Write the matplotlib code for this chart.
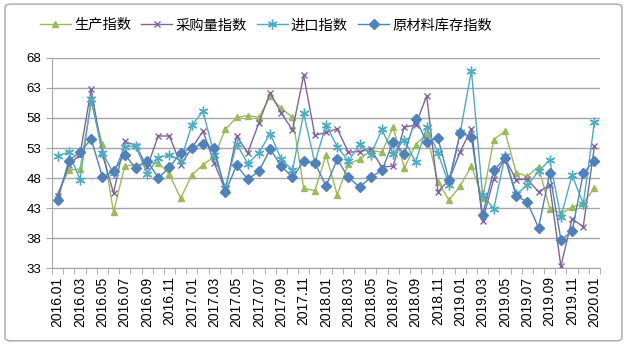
import matplotlib
matplotlib.use("Agg")
import matplotlib.pyplot as plt
from matplotlib.patches import FancyBboxPatch

plt.rcParams['font.family'] = ['Liberation Sans', 'Noto Sans CJK SC', 'DejaVu Sans']

# months 2016.01 .. 2020.01
months = [f"{2016 + i // 12}.{i % 12 + 1:02d}" for i in range(49)]

production = [45.4, 49.3, 49.5, 60.6, 53.6, 42.3, 50.0, 50.2, 50.5, 50.5,
              48.6, 44.6, 48.5, 50.2, 51.6, 56.1, 58.1, 58.4, 58.1, 61.6,
              59.6, 58.1, 46.3, 45.9, 51.8, 45.2, 50.4, 51.1, 52.6, 52.3,
              56.5, 49.7, 53.5, 55.4, 47.4, 44.3, 46.7, 50.0, 44.6, 54.4,
              55.8, 48.9, 48.3, 49.9, 42.9, 42.1, 43.1, 43.8, 46.4]
purchase = [45.0, 50.2, 51.9, 62.8, 52.0, 45.5, 54.1, 53.4, 49.8, 55.0,
            55.0, 50.2, 53.0, 55.8, 50.5, 46.0, 55.0, 52.2, 57.2, 62.2,
            58.8, 56.0, 65.1, 55.1, 55.6, 56.2, 52.3, 52.4, 52.8, 49.8,
            50.0, 56.5, 56.8, 61.7, 45.7, 47.7, 52.4, 56.2, 40.9, 47.9,
            51.3, 47.7, 47.8, 45.7, 46.8, 33.3, 41.2, 39.9, 53.3]
imports = [51.7, 52.3, 47.7, 61.1, 52.2, 48.8, 53.2, 53.3, 48.7, 51.4,
           51.9, 50.9, 56.8, 59.1, 51.9, 46.3, 53.7, 50.4, 52.2, 55.4,
           51.1, 49.3, 58.8, 50.5, 56.9, 53.2, 50.8, 53.6, 51.9, 56.1,
           52.0, 54.4, 50.6, 56.5, 52.2, 46.9, 55.6, 65.9, 45.1, 42.9,
           51.6, 45.3, 46.8, 49.1, 51.0, 41.5, 48.5, 43.7, 57.3]
inventory = [44.3, 50.9, 52.3, 54.5, 48.2, 49.1, 51.9, 49.6, 50.9, 48.0,
             49.8, 52.2, 53.0, 53.7, 53.0, 45.7, 50.1, 47.8, 49.1, 52.8,
             50.0, 48.1, 50.8, 50.5, 46.7, 51.1, 48.1, 46.5, 48.1, 49.3,
             54.0, 52.0, 57.9, 54.0, 54.7, 47.6, 55.5, 54.9, 41.9, 49.3,
             51.3, 45.0, 44.0, 39.7, 48.8, 37.7, 39.1, 48.8, 50.9]

fig = plt.figure(figsize=(6.27, 3.45), dpi=100)
ax = fig.add_axes([0.083, 0.223, 0.874, 0.609])

x = list(range(len(months)))
ax.plot(x, production, color='#9BBB59', lw=1, marker='^', ms=4, label='生产指数')
ax.plot(x, purchase, color='#8064A2', lw=1, marker='x', ms=4, mew=1, label='采购量指数')
ax.plot(x, imports, color='#4BACC6', lw=1, marker=(6, 2, 0), ms=7, mew=1, label='进口指数')
ax.plot(x, inventory, color='#4F81BD', lw=1, marker='D', ms=5, label='原材料库存指数')

ax.set_ylim(33, 68)
ax.set_yticks(range(33, 69, 5))
ax.set_xlim(-0.5, len(months) - 0.5)
ax.set_xticks(x[::2])
ax.set_xticklabels(months[::2], rotation=90, fontsize=10)
ax.set_xticks([i - 0.5 for i in range(len(months) + 1)], minor=True)
ax.tick_params(axis='x', which='major', length=0, pad=6)
ax.tick_params(axis='x', which='minor', length=4, color='#A6A6A6')
ax.tick_params(axis='y', length=4, color='#A6A6A6', labelsize=9.5)
ax.yaxis.grid(True, color='#A6A6A6', lw=1)
ax.set_axisbelow(True)
for s in ['top', 'right']:
    ax.spines[s].set_visible(False)
for s in ['left', 'bottom']:
    ax.spines[s].set_color('#A6A6A6')

ax.legend(loc='lower center', bbox_to_anchor=(0.39, 1.06), ncol=4, frameon=False,
          fontsize=10.3, handlelength=2.2, columnspacing=0.7, handletextpad=0.2)

fig.patches.append(FancyBboxPatch((0.008, 0.012), 0.984, 0.976,
                                  boxstyle='round,pad=0,rounding_size=0.01',
                                  transform=fig.transFigure, fill=False,
                                  edgecolor='#A6A6A6', lw=1))

fig.savefig('out.png', dpi=100)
___
- TASK REQUIREMENTS
Pick out every line of the listing containing the word "matplotlib", and show those lines.

- PROBLEM SOLUTION
Write the matplotlib code for this chart.
import matplotlib
matplotlib.use("Agg")
import matplotlib.pyplot as plt
from matplotlib.patches import FancyBboxPatch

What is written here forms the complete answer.